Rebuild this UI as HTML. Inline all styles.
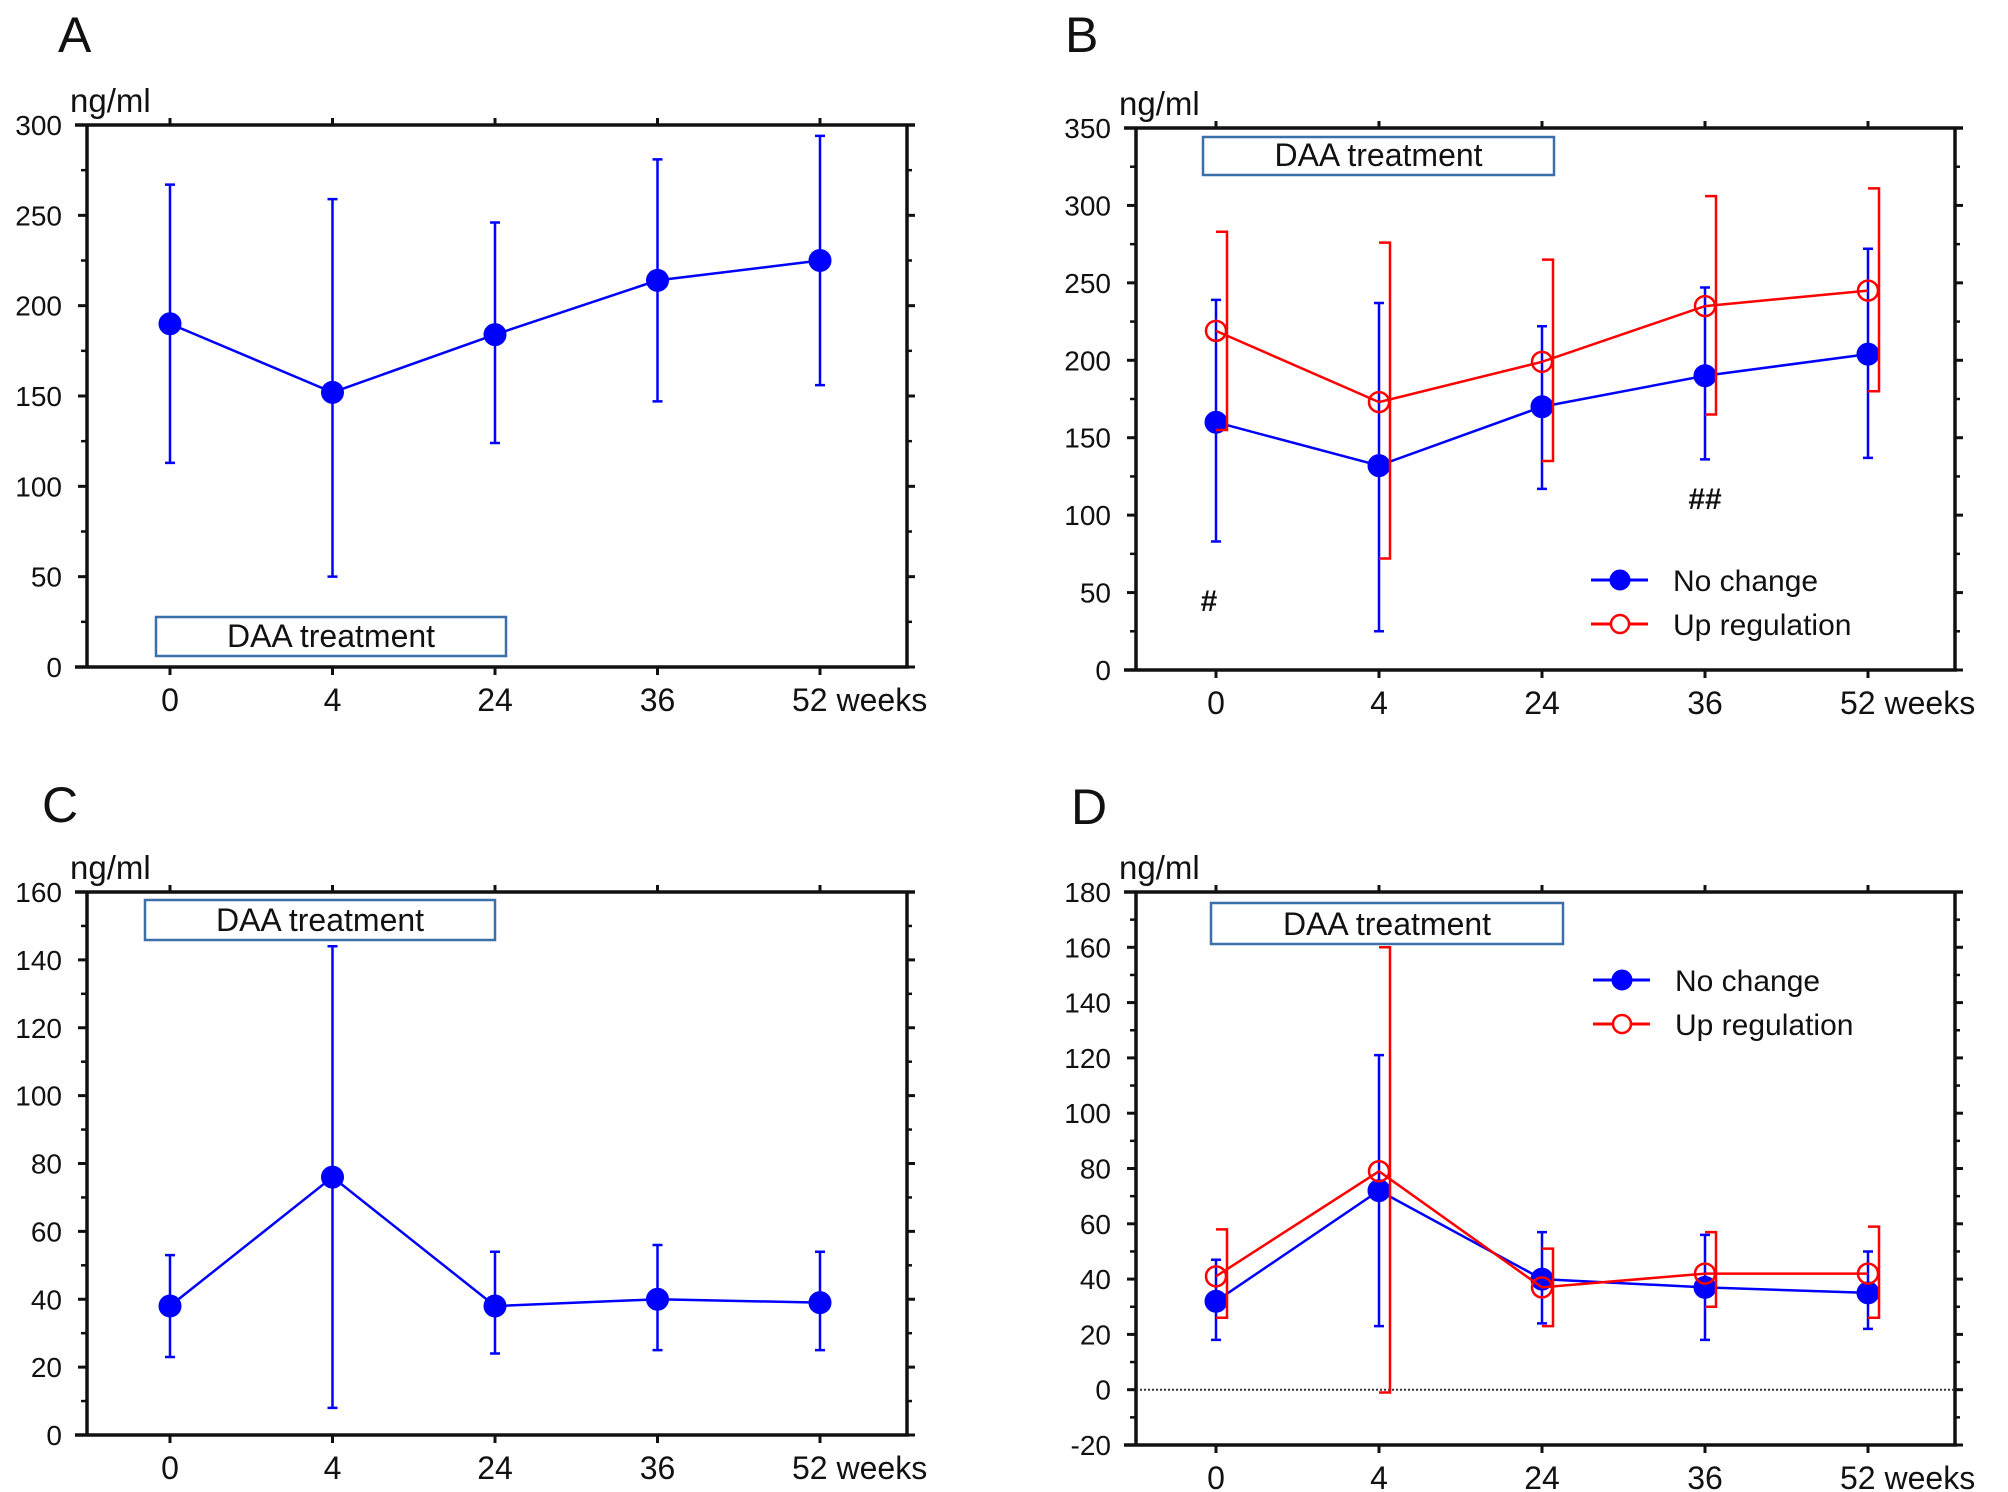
--
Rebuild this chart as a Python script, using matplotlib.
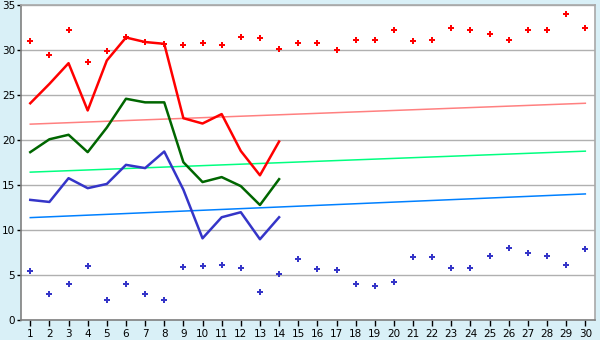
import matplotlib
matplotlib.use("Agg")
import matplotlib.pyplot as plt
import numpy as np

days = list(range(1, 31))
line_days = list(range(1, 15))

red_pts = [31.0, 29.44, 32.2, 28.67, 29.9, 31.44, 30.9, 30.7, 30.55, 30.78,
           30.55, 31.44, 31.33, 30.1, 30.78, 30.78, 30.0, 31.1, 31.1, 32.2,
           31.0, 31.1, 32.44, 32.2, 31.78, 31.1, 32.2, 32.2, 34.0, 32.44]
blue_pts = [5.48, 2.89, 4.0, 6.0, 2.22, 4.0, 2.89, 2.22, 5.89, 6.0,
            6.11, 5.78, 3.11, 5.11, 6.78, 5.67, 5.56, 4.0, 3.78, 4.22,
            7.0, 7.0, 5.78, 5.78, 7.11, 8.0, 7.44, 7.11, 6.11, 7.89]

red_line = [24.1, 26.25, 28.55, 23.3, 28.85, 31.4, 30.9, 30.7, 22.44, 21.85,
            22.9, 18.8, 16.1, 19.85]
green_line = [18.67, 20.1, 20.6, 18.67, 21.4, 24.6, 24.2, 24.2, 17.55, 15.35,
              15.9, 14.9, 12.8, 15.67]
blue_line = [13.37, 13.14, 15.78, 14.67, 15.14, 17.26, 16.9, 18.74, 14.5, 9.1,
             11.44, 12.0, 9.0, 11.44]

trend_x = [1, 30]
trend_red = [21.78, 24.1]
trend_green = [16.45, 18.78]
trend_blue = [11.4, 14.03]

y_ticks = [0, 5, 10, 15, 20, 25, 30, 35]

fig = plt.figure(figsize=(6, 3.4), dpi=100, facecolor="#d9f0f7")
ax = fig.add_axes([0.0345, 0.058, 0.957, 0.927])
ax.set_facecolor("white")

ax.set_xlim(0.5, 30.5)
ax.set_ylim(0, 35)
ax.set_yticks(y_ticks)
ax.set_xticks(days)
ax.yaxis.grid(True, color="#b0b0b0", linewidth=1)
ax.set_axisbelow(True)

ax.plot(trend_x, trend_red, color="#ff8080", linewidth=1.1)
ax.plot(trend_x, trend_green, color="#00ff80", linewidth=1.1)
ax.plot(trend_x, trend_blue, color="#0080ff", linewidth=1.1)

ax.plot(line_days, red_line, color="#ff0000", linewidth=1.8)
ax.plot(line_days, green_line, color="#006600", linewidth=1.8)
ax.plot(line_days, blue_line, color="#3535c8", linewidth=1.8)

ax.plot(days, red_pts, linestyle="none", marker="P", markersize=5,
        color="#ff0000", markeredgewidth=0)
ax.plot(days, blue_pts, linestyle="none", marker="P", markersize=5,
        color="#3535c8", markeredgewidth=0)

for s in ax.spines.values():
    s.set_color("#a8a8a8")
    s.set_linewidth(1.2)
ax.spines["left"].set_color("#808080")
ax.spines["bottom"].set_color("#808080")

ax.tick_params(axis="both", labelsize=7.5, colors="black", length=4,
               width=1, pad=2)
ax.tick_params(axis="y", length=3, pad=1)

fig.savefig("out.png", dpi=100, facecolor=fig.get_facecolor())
--
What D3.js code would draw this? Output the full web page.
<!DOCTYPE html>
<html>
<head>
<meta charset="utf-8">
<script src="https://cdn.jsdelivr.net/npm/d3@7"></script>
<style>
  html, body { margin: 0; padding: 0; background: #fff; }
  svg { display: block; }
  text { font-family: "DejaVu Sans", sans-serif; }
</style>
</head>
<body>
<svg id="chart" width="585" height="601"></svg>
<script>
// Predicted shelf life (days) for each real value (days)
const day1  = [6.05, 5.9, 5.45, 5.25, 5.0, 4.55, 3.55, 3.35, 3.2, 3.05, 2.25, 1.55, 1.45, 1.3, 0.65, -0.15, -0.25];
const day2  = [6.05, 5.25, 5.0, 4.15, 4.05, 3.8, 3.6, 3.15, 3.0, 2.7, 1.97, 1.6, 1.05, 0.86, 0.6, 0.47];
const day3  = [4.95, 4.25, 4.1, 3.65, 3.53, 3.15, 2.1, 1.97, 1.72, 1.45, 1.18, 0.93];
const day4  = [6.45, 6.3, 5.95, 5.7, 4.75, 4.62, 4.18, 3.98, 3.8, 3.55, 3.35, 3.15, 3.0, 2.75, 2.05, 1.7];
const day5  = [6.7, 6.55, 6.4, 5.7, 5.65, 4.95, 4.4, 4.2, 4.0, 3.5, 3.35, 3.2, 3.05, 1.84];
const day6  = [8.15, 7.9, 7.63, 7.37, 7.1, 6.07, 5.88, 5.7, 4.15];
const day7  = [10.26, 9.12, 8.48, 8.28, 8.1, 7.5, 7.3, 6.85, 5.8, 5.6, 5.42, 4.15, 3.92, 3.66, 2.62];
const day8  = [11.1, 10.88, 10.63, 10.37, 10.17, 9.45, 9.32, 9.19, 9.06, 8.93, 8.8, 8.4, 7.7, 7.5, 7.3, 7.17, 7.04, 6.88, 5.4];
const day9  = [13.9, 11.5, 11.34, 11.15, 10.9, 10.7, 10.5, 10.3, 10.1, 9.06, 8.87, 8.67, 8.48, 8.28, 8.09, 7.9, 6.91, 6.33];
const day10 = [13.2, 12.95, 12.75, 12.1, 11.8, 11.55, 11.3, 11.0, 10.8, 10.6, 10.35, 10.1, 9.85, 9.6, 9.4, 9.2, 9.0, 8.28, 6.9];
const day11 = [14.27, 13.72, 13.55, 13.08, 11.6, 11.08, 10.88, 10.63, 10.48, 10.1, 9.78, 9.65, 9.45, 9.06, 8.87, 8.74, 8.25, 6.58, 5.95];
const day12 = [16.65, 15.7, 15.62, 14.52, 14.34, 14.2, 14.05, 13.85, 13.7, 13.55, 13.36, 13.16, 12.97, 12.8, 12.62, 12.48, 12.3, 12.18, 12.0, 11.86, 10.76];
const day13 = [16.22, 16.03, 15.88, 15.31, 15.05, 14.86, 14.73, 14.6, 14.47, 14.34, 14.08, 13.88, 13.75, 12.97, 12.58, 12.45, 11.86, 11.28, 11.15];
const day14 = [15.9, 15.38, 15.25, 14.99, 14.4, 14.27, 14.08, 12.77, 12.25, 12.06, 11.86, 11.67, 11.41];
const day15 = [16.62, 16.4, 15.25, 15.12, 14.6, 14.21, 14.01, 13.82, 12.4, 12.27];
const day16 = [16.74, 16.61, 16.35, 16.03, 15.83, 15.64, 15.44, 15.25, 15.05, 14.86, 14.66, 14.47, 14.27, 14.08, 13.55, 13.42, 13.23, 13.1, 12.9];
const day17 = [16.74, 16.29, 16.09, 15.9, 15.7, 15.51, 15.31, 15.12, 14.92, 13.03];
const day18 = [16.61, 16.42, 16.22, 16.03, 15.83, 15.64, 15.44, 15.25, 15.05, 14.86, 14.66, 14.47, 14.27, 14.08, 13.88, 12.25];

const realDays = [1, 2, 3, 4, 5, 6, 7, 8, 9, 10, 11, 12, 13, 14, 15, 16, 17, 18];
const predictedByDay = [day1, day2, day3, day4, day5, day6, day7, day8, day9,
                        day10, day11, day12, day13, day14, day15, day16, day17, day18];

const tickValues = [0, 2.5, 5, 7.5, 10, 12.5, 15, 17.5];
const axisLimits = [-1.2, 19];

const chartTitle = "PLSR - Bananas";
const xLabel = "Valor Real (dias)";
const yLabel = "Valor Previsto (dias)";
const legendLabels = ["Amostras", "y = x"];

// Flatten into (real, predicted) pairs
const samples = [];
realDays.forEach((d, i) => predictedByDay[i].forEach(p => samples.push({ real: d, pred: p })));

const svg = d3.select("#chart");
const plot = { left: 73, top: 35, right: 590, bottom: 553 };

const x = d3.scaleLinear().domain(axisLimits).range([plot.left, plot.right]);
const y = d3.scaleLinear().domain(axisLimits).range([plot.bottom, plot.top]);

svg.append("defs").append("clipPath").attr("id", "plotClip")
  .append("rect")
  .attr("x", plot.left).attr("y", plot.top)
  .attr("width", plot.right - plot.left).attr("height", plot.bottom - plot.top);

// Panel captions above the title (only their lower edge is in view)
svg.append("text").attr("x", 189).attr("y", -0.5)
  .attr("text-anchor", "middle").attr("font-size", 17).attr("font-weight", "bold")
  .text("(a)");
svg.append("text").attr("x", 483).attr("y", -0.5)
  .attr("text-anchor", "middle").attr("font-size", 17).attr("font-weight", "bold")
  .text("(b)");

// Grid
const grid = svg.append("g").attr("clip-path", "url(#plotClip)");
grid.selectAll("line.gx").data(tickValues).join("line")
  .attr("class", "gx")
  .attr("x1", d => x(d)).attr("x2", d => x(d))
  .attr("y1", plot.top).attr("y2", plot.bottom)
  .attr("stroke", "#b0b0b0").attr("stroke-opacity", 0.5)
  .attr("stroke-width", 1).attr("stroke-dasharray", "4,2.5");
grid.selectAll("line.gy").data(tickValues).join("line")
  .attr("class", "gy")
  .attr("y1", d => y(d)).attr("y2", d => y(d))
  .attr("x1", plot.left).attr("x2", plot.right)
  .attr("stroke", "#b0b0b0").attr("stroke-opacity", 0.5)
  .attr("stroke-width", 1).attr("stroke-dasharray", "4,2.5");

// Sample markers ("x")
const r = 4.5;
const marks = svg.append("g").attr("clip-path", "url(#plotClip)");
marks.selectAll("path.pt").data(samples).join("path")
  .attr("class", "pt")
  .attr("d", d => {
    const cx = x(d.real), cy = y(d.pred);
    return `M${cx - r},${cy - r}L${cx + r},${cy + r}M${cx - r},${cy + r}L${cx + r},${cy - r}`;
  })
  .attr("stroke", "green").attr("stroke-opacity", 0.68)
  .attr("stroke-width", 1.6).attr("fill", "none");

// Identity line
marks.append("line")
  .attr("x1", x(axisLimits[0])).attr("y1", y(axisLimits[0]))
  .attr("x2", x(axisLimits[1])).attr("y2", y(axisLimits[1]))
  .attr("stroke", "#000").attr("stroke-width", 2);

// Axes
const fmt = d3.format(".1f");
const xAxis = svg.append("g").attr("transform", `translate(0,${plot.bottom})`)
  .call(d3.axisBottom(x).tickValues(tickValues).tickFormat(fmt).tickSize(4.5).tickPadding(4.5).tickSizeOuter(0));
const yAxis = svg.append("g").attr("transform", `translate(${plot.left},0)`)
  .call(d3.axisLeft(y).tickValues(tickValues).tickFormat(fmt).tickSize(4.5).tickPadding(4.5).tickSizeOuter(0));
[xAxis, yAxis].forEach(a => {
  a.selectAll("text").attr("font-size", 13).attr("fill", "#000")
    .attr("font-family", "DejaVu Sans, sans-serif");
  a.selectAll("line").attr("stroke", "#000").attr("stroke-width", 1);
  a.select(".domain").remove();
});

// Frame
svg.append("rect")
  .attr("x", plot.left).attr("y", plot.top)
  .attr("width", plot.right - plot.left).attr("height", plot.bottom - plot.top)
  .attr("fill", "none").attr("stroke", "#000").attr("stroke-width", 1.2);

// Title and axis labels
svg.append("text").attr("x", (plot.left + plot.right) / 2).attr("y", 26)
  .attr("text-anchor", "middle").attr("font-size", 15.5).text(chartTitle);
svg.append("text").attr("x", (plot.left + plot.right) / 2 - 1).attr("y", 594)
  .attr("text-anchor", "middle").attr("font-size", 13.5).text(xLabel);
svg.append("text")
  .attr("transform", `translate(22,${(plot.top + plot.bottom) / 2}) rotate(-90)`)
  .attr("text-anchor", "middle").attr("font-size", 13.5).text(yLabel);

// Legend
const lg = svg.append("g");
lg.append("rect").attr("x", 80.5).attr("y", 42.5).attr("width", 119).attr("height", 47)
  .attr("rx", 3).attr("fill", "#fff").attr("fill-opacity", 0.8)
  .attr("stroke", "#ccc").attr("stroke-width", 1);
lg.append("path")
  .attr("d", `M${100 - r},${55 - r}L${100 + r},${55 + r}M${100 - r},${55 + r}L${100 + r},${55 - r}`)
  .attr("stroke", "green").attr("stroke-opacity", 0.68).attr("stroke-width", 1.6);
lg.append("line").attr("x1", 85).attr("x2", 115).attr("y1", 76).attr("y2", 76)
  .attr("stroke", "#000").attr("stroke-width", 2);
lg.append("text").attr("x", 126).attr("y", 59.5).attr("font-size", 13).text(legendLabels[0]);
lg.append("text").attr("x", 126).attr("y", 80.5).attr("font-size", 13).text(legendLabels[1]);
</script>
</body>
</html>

> [The request]
Collect from the data above every line that includes "Rebuild".

> [Solution to this task]
Rebuild this UI as HTML. Inline all styles.
Rebuild this chart as a Python script, using matplotlib.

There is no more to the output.